WRITTEN TASK
Copy out the listing that follows, exact in every word, and skip the images.
Start of DATA
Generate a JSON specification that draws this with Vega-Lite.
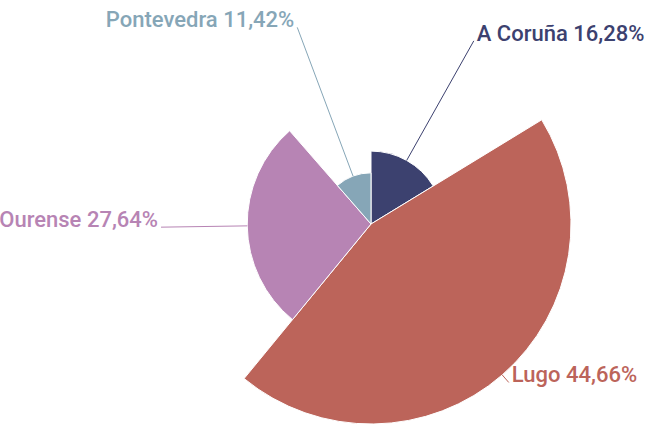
{
  "$schema": "https://vega.github.io/schema/vega-lite/v6.json",
  "width": 580,
  "height": 400,
  "autosize": "none",
  "padding": {"left": 81, "top": 24, "right": 0, "bottom": 0},
  "background": "white",
  "config": {"view": {"stroke": null}},
  "data": {
    "values": [
      {"provincia": "A Coruña", "pct": 16.28},
      {"provincia": "Lugo", "pct": 44.66},
      {"provincia": "Ourense", "pct": 27.64},
      {"provincia": "Pontevedra", "pct": 11.42}
    ]
  },
  "transform": [
    {"window": [{"op": "sum", "field": "pct", "as": "cum"}], "sort": [{"field": "provincia", "order": "ascending"}], "frame": [null, 0]},
    {"joinaggregate": [{"op": "sum", "field": "pct", "as": "total"}, {"op": "max", "field": "pct", "as": "maxpct"}]},
    {"calculate": "2*PI*(datum.cum - datum.pct/2)/datum.total", "as": "mid"},
    {"calculate": "200*datum.pct/datum.maxpct", "as": "r0"},
    {"calculate": "datum.r0*sin(datum.mid)", "as": "lx1"},
    {"calculate": "datum.r0*cos(datum.mid)", "as": "ly1"},
    {"calculate": "210*sin(datum.mid)", "as": "lx2"},
    {"calculate": "210*cos(datum.mid)", "as": "ly2"},
    {"calculate": "datum.provincia + ' ' + replace(format(datum.pct, '.2f'), '.', ',') + '%'", "as": "label"}
  ],
  "encoding": {
    "color": {
      "field": "provincia",
      "type": "nominal",
      "legend": null,
      "scale": {
        "domain": ["A Coruña", "Lugo", "Ourense", "Pontevedra"],
        "range": ["#3c416f", "#bc645a", "#b784b4", "#86a6b7"]
      }
    }
  },
  "layer": [
    {
      "mark": {"type": "arc", "stroke": "white", "strokeWidth": 1},
      "encoding": {
        "theta": {"field": "pct", "type": "quantitative", "stack": true},
        "radius": {"field": "pct", "type": "quantitative", "scale": {"type": "linear", "zero": true, "nice": false, "range": [0, 200]}},
        "order": {"field": "provincia", "sort": "ascending"}
      }
    },
    {
      "mark": {"type": "rule", "strokeWidth": 1},
      "encoding": {
        "x": {"field": "lx1", "type": "quantitative", "axis": null, "scale": {"domain": [-290, 290], "nice": false, "zero": false}},
        "y": {"field": "ly1", "type": "quantitative", "axis": null, "scale": {"domain": [-200, 200], "nice": false, "zero": false}},
        "x2": {"field": "lx2"},
        "y2": {"field": "ly2"}
      }
    },
    {
      "transform": [{"filter": "sin(datum.mid) >= 0"}],
      "mark": {"type": "text", "align": "left", "baseline": "alphabetic", "dx": 3, "font": "Roboto", "fontSize": 22, "fontWeight": 500},
      "encoding": {
        "x": {"field": "lx2", "type": "quantitative"},
        "y": {"field": "ly2", "type": "quantitative"},
        "text": {"field": "label", "type": "nominal"}
      }
    },
    {
      "transform": [{"filter": "sin(datum.mid) < 0"}],
      "mark": {"type": "text", "align": "right", "baseline": "alphabetic", "dx": -3, "font": "Roboto", "fontSize": 22, "fontWeight": 500},
      "encoding": {
        "x": {"field": "lx2", "type": "quantitative"},
        "y": {"field": "ly2", "type": "quantitative"},
        "text": {"field": "label", "type": "nominal"}
      }
    }
  ]
}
End of DATA
OUTPUT
Generate a JSON specification that draws this with Vega-Lite.
{
  "$schema": "https://vega.github.io/schema/vega-lite/v6.json",
  "width": 580,
  "height": 400,
  "autosize": "none",
  "padding": {"left": 81, "top": 24, "right": 0, "bottom": 0},
  "background": "white",
  "config": {"view": {"stroke": null}},
  "data": {
    "values": [
      {"provincia": "A Coruña", "pct": 16.28},
      {"provincia": "Lugo", "pct": 44.66},
      {"provincia": "Ourense", "pct": 27.64},
      {"provincia": "Pontevedra", "pct": 11.42}
    ]
  },
  "transform": [
    {"window": [{"op": "sum", "field": "pct", "as": "cum"}], "sort": [{"field": "provincia", "order": "ascending"}], "frame": [null, 0]},
    {"joinaggregate": [{"op": "sum", "field": "pct", "as": "total"}, {"op": "max", "field": "pct", "as": "maxpct"}]},
    {"calculate": "2*PI*(datum.cum - datum.pct/2)/datum.total", "as": "mid"},
    {"calculate": "200*datum.pct/datum.maxpct", "as": "r0"},
    {"calculate": "datum.r0*sin(datum.mid)", "as": "lx1"},
    {"calculate": "datum.r0*cos(datum.mid)", "as": "ly1"},
    {"calculate": "210*sin(datum.mid)", "as": "lx2"},
    {"calculate": "210*cos(datum.mid)", "as": "ly2"},
    {"calculate": "datum.provincia + ' ' + replace(format(datum.pct, '.2f'), '.', ',') + '%'", "as": "label"}
  ],
  "encoding": {
    "color": {
      "field": "provincia",
      "type": "nominal",
      "legend": null,
      "scale": {
        "domain": ["A Coruña", "Lugo", "Ourense", "Pontevedra"],
        "range": ["#3c416f", "#bc645a", "#b784b4", "#86a6b7"]
      }
    }
  },
  "layer": [
    {
      "mark": {"type": "arc", "stroke": "white", "strokeWidth": 1},
      "encoding": {
        "theta": {"field": "pct", "type": "quantitative", "stack": true},
        "radius": {"field": "pct", "type": "quantitative", "scale": {"type": "linear", "zero": true, "nice": false, "range": [0, 200]}},
        "order": {"field": "provincia", "sort": "ascending"}
      }
    },
    {
      "mark": {"type": "rule", "strokeWidth": 1},
      "encoding": {
        "x": {"field": "lx1", "type": "quantitative", "axis": null, "scale": {"domain": [-290, 290], "nice": false, "zero": false}},
        "y": {"field": "ly1", "type": "quantitative", "axis": null, "scale": {"domain": [-200, 200], "nice": false, "zero": false}},
        "x2": {"field": "lx2"},
        "y2": {"field": "ly2"}
      }
    },
    {
      "transform": [{"filter": "sin(datum.mid) >= 0"}],
      "mark": {"type": "text", "align": "left", "baseline": "alphabetic", "dx": 3, "font": "Roboto", "fontSize": 22, "fontWeight": 500},
      "encoding": {
        "x": {"field": "lx2", "type": "quantitative"},
        "y": {"field": "ly2", "type": "quantitative"},
        "text": {"field": "label", "type": "nominal"}
      }
    },
    {
      "transform": [{"filter": "sin(datum.mid) < 0"}],
      "mark": {"type": "text", "align": "right", "baseline": "alphabetic", "dx": -3, "font": "Roboto", "fontSize": 22, "fontWeight": 500},
      "encoding": {
        "x": {"field": "lx2", "type": "quantitative"},
        "y": {"field": "ly2", "type": "quantitative"},
        "text": {"field": "label", "type": "nominal"}
      }
    }
  ]
}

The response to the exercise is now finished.